Shore Grae

Shore

Name: Shore Grae

Age: 25

Pronouns: She/Her/Hers

How often do you bathe or shower?

Probably too much [laughter]. Like, I really like to shower and that whole process of getting clean. I know realistically you only have to do it a few times a week or so, but if I could do it every day I would. Not wash my hair, but wash my body. Get wet. Yeah.

If you were an underwater creature, which one would you be?

Mmmmm. I used to think I was a seahorse. I used to be really mellow, chill and just go with the flow. But, now I feel like I would be something bigger and bolder. A narwhal or a whale. Still majestically floating around but with presence. Like, “I’m here. Look at me”.

What are you passionate about?

At this point in time, I’m really passionate about trying to live my life positively and authentically. I want to get to a place where I can be who I want and do what I want. Right now, I’m doing that through writing poetry. I love doing it and I don’t get enough time for it but writing is one of my biggest passions. I really enjoy displaying my views as the queer trans person I am through poetry.  I really enjoyed writing in middle school and high school but I don’t think I had the proper ways to express myself because at that time there was a part of me that I wasn’t letting out completely. I’m realizing more and more, that I wasn’t really myself during that time. It’s been an ongoing process of learning who I am as I grow and change more and more each day. That’s what makes me passionate about creating. I want to use writing to share my journey with the world. So, through the help of some English teachers and a college professor in poetry, they were really supportive and helped me realize that I had a voice. Like, everyone has their own voice, but that professor noticed I was figuring out my voice and he was really supportive and pushing me towards using it. It helped me find my passion and… through finding my voice in poetry, I was able to figure out that I had a whole other person inside me. So, as I’m learning about myself as a person, I’ve been able to grow that passion. It’s still growing. [Laughter].

What is something that you struggle with?

It’s been a struggle to allow myself to be who I am. I’ve struggled a lot with my gender identity in the past couple of years. Finding out who I really am and allowing myself the chance to play with it. I’ve grown and changed so much in the past couple of years. It was a struggle to realize that I wasn’t happy with my identity, and me not being happy in who I was, was affecting everything in my life. I was making bad life decisions because I wasn’t allowing myself to live freely. I was very unhappy. But I’ve been trying to flip that into a positive feeling. Today I… my relationship with gender is good. It’s generally very positive. I’ve realized that I am slowly transitioning into a female, a trans-woman. My transition has gone really well so far. I’m learning to be more open about it. As a person, I’ve been closed off from everything. Like, with my sexuality and gender. In general, I don’t share a lot with people on a day to day basis. I’m very open and I love talking to people, but I don’t share a lot of what’s happening inside. With my gender identity, I’m learning to be more open. I’m learning how to tell people my pronouns instead of letting them guess based on how I’m dressed. It’s a good relationship and will continue to grow. I still stumble with it, but it’s on the right track.

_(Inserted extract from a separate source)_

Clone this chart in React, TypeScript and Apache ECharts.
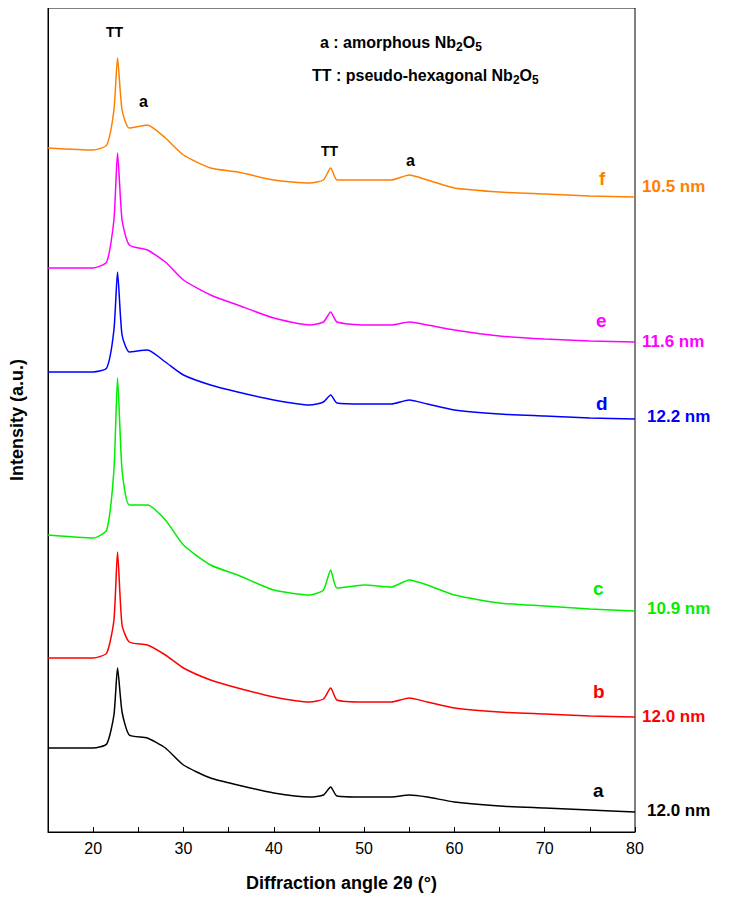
import React, { useEffect, useRef } from "react";
import * as echarts from "echarts";

const angles = [15, 20, 21.5, 22.3, 22.7, 23.2, 24, 26, 28, 30, 33, 36, 40, 44, 45.5, 46.3, 47, 50, 53, 55, 57, 60, 65, 70, 75, 80];
// pixel-read positions (from plot bottom = 832)
const fPix = [148, 150, 145, 110, 58, 110, 128, 125, 138, 155, 168, 172, 180, 183, 180, 168, 180, 180, 180, 175, 180, 188, 192, 194, 196, 197];
const ePix = [268, 268, 262, 220, 153, 220, 245, 250, 262, 280, 295, 305, 318, 325, 322, 312, 322, 325, 325, 322, 325, 330, 336, 339, 341, 342];
const dPix = [372, 372, 368, 330, 272, 335, 352, 350, 362, 375, 385, 392, 400, 405, 402, 395, 403, 404, 404, 400, 404, 410, 414, 416, 418, 419];
const cPix = [535, 538, 530, 470, 378, 470, 505, 505, 520, 545, 565, 575, 590, 595, 590, 570, 588, 585, 587, 580, 585, 595, 603, 606, 609, 611];
const bPix = [658, 658, 653, 620, 552, 625, 642, 645, 655, 668, 680, 688, 697, 702, 699, 688, 700, 702, 702, 698, 702, 708, 712, 714, 716, 717];
const aPix = [748, 748, 744, 715, 668, 712, 735, 738, 748, 765, 778, 785, 793, 797, 795, 787, 796, 797, 797, 795, 797, 802, 806, 808, 810, 812];

const seriesNames = ["a", "b", "c", "d", "e", "f"];
const seriesColors = ["#000000", "#ff0000", "#00ee00", "#0000ff", "#ff00ff", "#ff8000"];
const sizeLabels = ["12.0 nm", "12.0 nm", "10.9 nm", "12.2 nm", "11.6 nm", "10.5 nm"];
const allPix = [aPix, bPix, cPix, dPix, ePix, fPix];

const letterPos = [[601, 792], [601, 693], [601, 590], [604, 405], [604, 322], [607, 180]];
const sizePos = [[655, 812], [650, 718], [655, 610], [655, 418], [650, 343], [650, 188]];

export default function App() {
  const ref = useRef<HTMLDivElement>(null);
  useEffect(() => {
    const chart = echarts.init(ref.current!, null, { renderer: "svg" });
    const font = "Liberation Sans";
    const graphics: any[] = [];
    seriesNames.forEach((n, i) => {
      graphics.push({ type: "text", left: letterPos[i][0] - 8, top: letterPos[i][1] - 11, style: { text: n, fill: seriesColors[i], font: `bold 19px ${font}` } });
      graphics.push({ type: "text", left: sizePos[i][0] - 8, top: sizePos[i][1] - 10, style: { text: sizeLabels[i], fill: i === 0 ? "#000" : seriesColors[i], font: `bold 17px ${font}` } });
    });
    graphics.push({ type: "text", left: 106, top: 25, style: { text: "TT", fill: "#000", font: `bold 14px ${font}` } });
    graphics.push({ type: "text", left: 139, top: 93, style: { text: "a", fill: "#000", font: `bold 16px ${font}` } });
    graphics.push({ type: "text", left: 321, top: 144, style: { text: "TT", fill: "#000", font: `bold 14px ${font}` } });
    graphics.push({ type: "text", left: 406, top: 152, style: { text: "a", fill: "#000", font: `bold 16px ${font}` } });
    const rich = { n: { fontFamily: font, fontWeight: "bold", fontSize: 16, fill: "#000" }, s: { fontFamily: font, fontWeight: "bold", fontSize: 12, verticalAlign: "bottom", padding: [9, 0, 0, 0] } };
    graphics.push({ type: "text", left: 320, top: 34, style: { text: "{n|a : amorphous Nb}{s|2}{n|O}{s|5}", rich, font: `bold 16px ${font}` } });
    graphics.push({ type: "text", left: 312, top: 67, style: { text: "{n|TT : pseudo-hexagonal Nb}{s|2}{n|O}{s|5}", rich, font: `bold 16px ${font}` } });

    chart.setOption({
      animation: false,
      grid: { left: 47, right: 102, top: 8, bottom: 73, show: true, borderColor: "#000", borderWidth: 1 },
      xAxis: {
        type: "value", min: 15, max: 80, interval: 5,
        name: "Diffraction angle 2θ (°)", nameLocation: "middle", nameGap: 42,
        nameTextStyle: { fontFamily: font, fontWeight: "bold", fontSize: 18, color: "#000" },
        axisLine: { lineStyle: { color: "#000" } },
        axisTick: { inside: true, length: 5, lineStyle: { color: "#000" } },
        axisLabel: { fontFamily: font, fontSize: 16, color: "#000", formatter: (v: number) => (v % 10 === 0 && v > 15 ? String(v) : "") },
        splitLine: { show: false },
      },
      yAxis: {
        type: "value", min: 0, max: 824,
        name: "Intensity (a.u.)", nameLocation: "middle", nameGap: 22,
        nameTextStyle: { fontFamily: font, fontWeight: "bold", fontSize: 18, color: "#000" },
        axisLine: { show: true, lineStyle: { color: "#000" } },
        axisTick: { show: false }, axisLabel: { show: false }, splitLine: { show: false },
      },
      series: allPix.map((p, i) => ({
        type: "line", name: seriesNames[i], showSymbol: false, smooth: 0.2,
        lineStyle: { color: seriesColors[i], width: 1.5 },
        data: angles.map((a, j) => [a, 832 - p[j]]),
      })),
      graphic: graphics,
    });
    return () => chart.dispose();
  }, []);
  return <div ref={ref} style={{ width: 737, height: 905, margin: -8 }} />;
}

What are your thoughts on relationships? Platonic, sexual, familial and otherwise.

My relationships are very important to me, which I feel is a very normal thing. My platonic relationships have gone through a complete flip. The people I hang around have completely changed in the past couple of years. The people I am surrounding myself platonically with now have been very supportive of me. They’ve never questioned my changes or been negative. Even the first day I showed up randomly at my local bar in a dress, no makeup, awkward hair, they were totally for it. Wanting me to just, be me. It’s been really nice from a friendship side, to have complete 100% support.  When they give me feedback it’s supportive. Like, say a dress doesn’t look right or giving me makeup tips. It’s coming from a place of love and acceptance and wanting to be there with me on this journey. My sexual relationships have been weird. Figuring out how to present myself has made dating pretty awkward, and there was a long time where I wasn’t experiencing anything positive in my love life. But now as a fully-fledged trans-femme person, more people are interested in me and it’s been fun. More people want to take me on dates! Treat me like a real woman [laughter]. Umm, yeah it’s been good. I’m devoting my romantic energy right now towards more positive relationships. For my family, they have been pretty supportive as well. My siblings and parents have just gone with it, they know I’m being me. There has been some concern with my gender and safety due to being targeted while living my life as an out trans person. So there’s been a bit of hardship dealing with that, but I know it’s coming from a place of love and concern. I’ve gotten a lot closer with my family in the last year since I started transitioning. I hope once I fully come out to them as a transwoman, it will still be positive. Yeah.